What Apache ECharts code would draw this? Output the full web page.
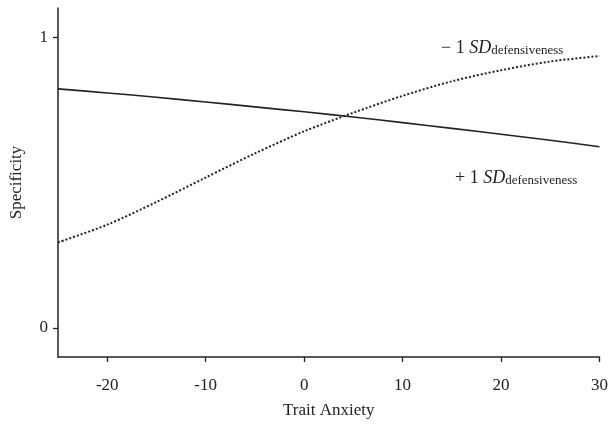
<!DOCTYPE html>
<html>
<head>
<meta charset="utf-8">
<script src="https://cdn.jsdelivr.net/npm/echarts@6/dist/echarts.min.js"></script>
<style>
html,body{margin:0;padding:0;background:#fff;}
#main{width:611px;height:425px;}
</style>
</head>
<body>
<div id="main"></div>
<script>
// Trait anxiety values (x) and predicted specificity for each group
var traitAnxiety = [-25, -20, -15, -10, -5, 0, 5, 10, 15, 20, 25, 30];
var plusOneSD  = [0.822, 0.808, 0.793, 0.777, 0.760, 0.743, 0.725, 0.706, 0.686, 0.666, 0.645, 0.623];
var minusOneSD = [0.294, 0.355, 0.433, 0.517, 0.600, 0.676, 0.740, 0.798, 0.848, 0.886, 0.916, 0.935];
var xTicks = [-20, -10, 0, 10, 20, 30];
var yTicks = [0, 1];

function pairs(xs, ys){ return xs.map(function(x,i){ return [x, ys[i]]; }); }

var FONT = 'Liberation Serif';
var chart = echarts.init(document.getElementById('main'), null, {renderer:'canvas'});
var richStyle = {
  a: {fontFamily: FONT, fontSize: 18, fill: '#222', lineHeight: 22, verticalAlign: 'bottom'},
  i: {fontFamily: FONT, fontSize: 18, fontStyle: 'italic', fill: '#222', lineHeight: 22, verticalAlign: 'bottom'},
  s: {fontFamily: FONT, fontSize: 13, fill: '#222', lineHeight: 22, verticalAlign: 'bottom', padding: [5, 0, 0, 0]}
};
chart.setOption({
  animation: false,
  backgroundColor: '#fff',
  textStyle: {fontFamily: FONT, color: '#222'},
  grid: {left: 58, right: 8, top: 8, bottom: 68, containLabel: false},
  xAxis: {
    type: 'value', min: -25, max: 30,
    name: 'Trait Anxiety', nameLocation: 'middle', nameGap: 45,
    nameTextStyle: {fontFamily: FONT, fontSize: 17, color: '#222'},
    axisLine: {show: true, onZero: false, lineStyle: {color: '#222', width: 1.5}},
    axisTick: {show: true, length: 5, customValues: xTicks, lineStyle: {color: '#222', width: 1.3}},
    axisLabel: {customValues: xTicks, margin: 20, fontFamily: FONT, fontSize: 17, color: '#222'},
    splitLine: {show: false}
  },
  yAxis: {
    type: 'value', min: -0.1, max: 1.1,
    name: 'Specificity', nameLocation: 'middle', nameGap: 33,
    nameTextStyle: {fontFamily: FONT, fontSize: 17, color: '#222'},
    axisLine: {show: true, onZero: false, lineStyle: {color: '#222', width: 1.5}},
    axisTick: {show: true, length: 5, customValues: yTicks, lineStyle: {color: '#222', width: 1.3}},
    axisLabel: {customValues: yTicks, margin: 10, fontFamily: FONT, fontSize: 17, color: '#222'},
    splitLine: {show: false}
  },
  series: [
    {
      name: '+1 SD', type: 'line', data: pairs(traitAnxiety, plusOneSD),
      smooth: 0.3, showSymbol: false, symbol: 'none',
      lineStyle: {color: '#222', width: 1.6, type: 'solid'}
    },
    {
      name: '-1 SD', type: 'line', data: pairs(traitAnxiety, minusOneSD),
      smooth: 0.3, showSymbol: false, symbol: 'none',
      lineStyle: {color: '#222', width: 2, type: [2, 2]}
    }
  ],
  graphic: [
    {
      type: 'text', left: 441, top: 39,
      style: {text: '{a|\u2212 1 }{i|SD}{s|defensiveness}', rich: richStyle}
    },
    {
      type: 'text', left: 455, top: 169,
      style: {text: '{a|+ 1 }{i|SD}{s|defensiveness}', rich: richStyle}
    }
  ]
});
</script>
</body>
</html>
^^^^
(What you have to do):
Print the complete listing exactly as it stands, without its pictures.

(Response to this exercise):
What Apache ECharts code would draw this? Output the full web page.
<!DOCTYPE html>
<html>
<head>
<meta charset="utf-8">
<script src="https://cdn.jsdelivr.net/npm/echarts@6/dist/echarts.min.js"></script>
<style>
html,body{margin:0;padding:0;background:#fff;}
#main{width:611px;height:425px;}
</style>
</head>
<body>
<div id="main"></div>
<script>
// Trait anxiety values (x) and predicted specificity for each group
var traitAnxiety = [-25, -20, -15, -10, -5, 0, 5, 10, 15, 20, 25, 30];
var plusOneSD  = [0.822, 0.808, 0.793, 0.777, 0.760, 0.743, 0.725, 0.706, 0.686, 0.666, 0.645, 0.623];
var minusOneSD = [0.294, 0.355, 0.433, 0.517, 0.600, 0.676, 0.740, 0.798, 0.848, 0.886, 0.916, 0.935];
var xTicks = [-20, -10, 0, 10, 20, 30];
var yTicks = [0, 1];

function pairs(xs, ys){ return xs.map(function(x,i){ return [x, ys[i]]; }); }

var FONT = 'Liberation Serif';
var chart = echarts.init(document.getElementById('main'), null, {renderer:'canvas'});
var richStyle = {
  a: {fontFamily: FONT, fontSize: 18, fill: '#222', lineHeight: 22, verticalAlign: 'bottom'},
  i: {fontFamily: FONT, fontSize: 18, fontStyle: 'italic', fill: '#222', lineHeight: 22, verticalAlign: 'bottom'},
  s: {fontFamily: FONT, fontSize: 13, fill: '#222', lineHeight: 22, verticalAlign: 'bottom', padding: [5, 0, 0, 0]}
};
chart.setOption({
  animation: false,
  backgroundColor: '#fff',
  textStyle: {fontFamily: FONT, color: '#222'},
  grid: {left: 58, right: 8, top: 8, bottom: 68, containLabel: false},
  xAxis: {
    type: 'value', min: -25, max: 30,
    name: 'Trait Anxiety', nameLocation: 'middle', nameGap: 45,
    nameTextStyle: {fontFamily: FONT, fontSize: 17, color: '#222'},
    axisLine: {show: true, onZero: false, lineStyle: {color: '#222', width: 1.5}},
    axisTick: {show: true, length: 5, customValues: xTicks, lineStyle: {color: '#222', width: 1.3}},
    axisLabel: {customValues: xTicks, margin: 20, fontFamily: FONT, fontSize: 17, color: '#222'},
    splitLine: {show: false}
  },
  yAxis: {
    type: 'value', min: -0.1, max: 1.1,
    name: 'Specificity', nameLocation: 'middle', nameGap: 33,
    nameTextStyle: {fontFamily: FONT, fontSize: 17, color: '#222'},
    axisLine: {show: true, onZero: false, lineStyle: {color: '#222', width: 1.5}},
    axisTick: {show: true, length: 5, customValues: yTicks, lineStyle: {color: '#222', width: 1.3}},
    axisLabel: {customValues: yTicks, margin: 10, fontFamily: FONT, fontSize: 17, color: '#222'},
    splitLine: {show: false}
  },
  series: [
    {
      name: '+1 SD', type: 'line', data: pairs(traitAnxiety, plusOneSD),
      smooth: 0.3, showSymbol: false, symbol: 'none',
      lineStyle: {color: '#222', width: 1.6, type: 'solid'}
    },
    {
      name: '-1 SD', type: 'line', data: pairs(traitAnxiety, minusOneSD),
      smooth: 0.3, showSymbol: false, symbol: 'none',
      lineStyle: {color: '#222', width: 2, type: [2, 2]}
    }
  ],
  graphic: [
    {
      type: 'text', left: 441, top: 39,
      style: {text: '{a|\u2212 1 }{i|SD}{s|defensiveness}', rich: richStyle}
    },
    {
      type: 'text', left: 455, top: 169,
      style: {text: '{a|+ 1 }{i|SD}{s|defensiveness}', rich: richStyle}
    }
  ]
});
</script>
</body>
</html>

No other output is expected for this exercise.